The part-part-whole model shows how numbers can be composed of smaller parts and decomposed from wholes. A whole number can be broken into two (or more) parts, and the parts can be combined to make the whole. Understanding this relationship is fundamental to seeing how addition and subtraction are connected.
Use visual diagrams showing circles or boxes divided to show parts and the whole. Use objects that can be physically separated and combined. Label parts clearly as 'part' and 'whole.'
From your work with combining sets and separating sets, you know two things: putting groups together gives you a larger group, and taking part of a group away gives you a smaller group. The part-part-whole model gives you a way to see those two operations as aspects of the same underlying relationship, rather than as separate procedures. If you know the parts, you can find the whole. If you know the whole and one part, you can find the other part. Everything connects through the relationship between the number and its components.
Think about the number 7. You might see it as 3 + 4 (three is one part, four is the other, seven is the whole). But it's also 5 + 2, or 6 + 1, or even 7 + 0. Each of these is a different way of breaking the whole into two parts. The part-part-whole model treats all of these as versions of the same structure — a whole, and its two parts — rather than as separate addition facts. When you draw a diagram with a big box (the whole) and two smaller boxes underneath it (the parts), you're making that structure visible and giving yourself a thinking tool you can use whenever you're solving a problem.
Here is why this matters: addition and subtraction are not really opposites — they are the same relationship seen from different directions. 3 + 4 = 7 and 7 − 4 = 3 are both true because 3, 4, and 7 are related through the same part-part-whole structure. If you know any two of the three numbers, you can always find the third. Addition finds the whole when you know both parts; subtraction finds a missing part when you know the whole and the other part. This is one of the most important ideas in early mathematics, and it's why fact families — the set of addition and subtraction sentences that share the same three numbers — are a natural next step from part-part-whole thinking.

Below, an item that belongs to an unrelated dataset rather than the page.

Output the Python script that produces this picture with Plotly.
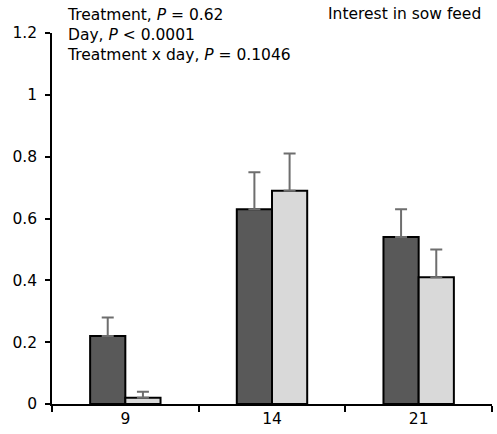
import plotly.graph_objects as go

days = ["9", "14", "21"]
treat_a = [0.22, 0.63, 0.54]
treat_a_se = [0.06, 0.12, 0.09]
treat_b = [0.02, 0.69, 0.41]
treat_b_se = [0.02, 0.12, 0.09]
y_ticks = [0, 0.2, 0.4, 0.6, 0.8, 1, 1.2]
y_tick_labels = ["0", "0.2", "0.4", "0.6", "0.8", "1", "1.2"]
stat_lines = [
    "Treatment, <i>P</i> = 0.62",
    "Day, <i>P</i> < 0.0001",
    "Treatment x day, <i>P</i> = 0.1046",
]
panel_title = "Interest in sow feed"

FONT = "DejaVu Sans, Arial, sans-serif"
FS = 15.5

fig = go.Figure()
fig.add_trace(go.Bar(
    x=days, y=treat_a,
    marker=dict(color="#595959", line=dict(color="black", width=2)),
    error_y=dict(type="data", array=treat_a_se, arrayminus=[0]*3, symmetric=False,
                 color="#6e6e6e", thickness=2, width=6),
))
fig.add_trace(go.Bar(
    x=days, y=treat_b,
    marker=dict(color="#d9d9d9", line=dict(color="black", width=2)),
    error_y=dict(type="data", array=treat_b_se, arrayminus=[0]*3, symmetric=False,
                 color="#6e6e6e", thickness=2, width=6),
))

fig.update_layout(
    width=497, height=434,
    margin=dict(l=52, r=5, t=33, b=30),
    paper_bgcolor="white", plot_bgcolor="white",
    barmode="group", bargap=0.52, bargroupgap=0,
    showlegend=False,
    font=dict(family=FONT, size=FS, color="black"),
    xaxis=dict(type="category", tickson="boundaries", ticks="outside", ticklen=6,
               tickwidth=1.5, tickcolor="black", showline=True, linecolor="black",
               linewidth=1.5, showgrid=False, zeroline=False,
               tickfont=dict(family=FONT, size=FS)),
    yaxis=dict(range=[0, 1.2], tickvals=y_ticks, ticktext=y_tick_labels,
               ticks="outside", ticklen=5, tickwidth=1.5, tickcolor="black",
               showline=True, linecolor="black", linewidth=1.5, showgrid=False,
               zeroline=False, ticklabelstandoff=5,
               tickfont=dict(family=FONT, size=FS)),
)

fig.add_annotation(xref="paper", yref="paper", x=0.03, y=0.994,
                   xanchor="left", yanchor="middle", align="left", showarrow=False,
                   text="<br>".join(stat_lines), font=dict(family=FONT, size=FS))
fig.add_annotation(xref="paper", yref="paper", x=0.98, y=1.05,
                   xanchor="right", yanchor="middle", showarrow=False,
                   text=panel_title, font=dict(family=FONT, size=FS))

fig.write_html("out.html")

The part-part-whole model also builds a habit of mind that will serve you for a long time: whenever you see a number in a problem, ask "is this a part or a whole?" Knowing which role a number plays tells you which operation to use. If the problem gives you both parts and asks for the whole, you add. If it gives you the whole and one part and asks for the missing piece, you subtract. The model is a thinking tool — a way of organizing what you know and what you need to find, rather than a mechanical procedure to follow.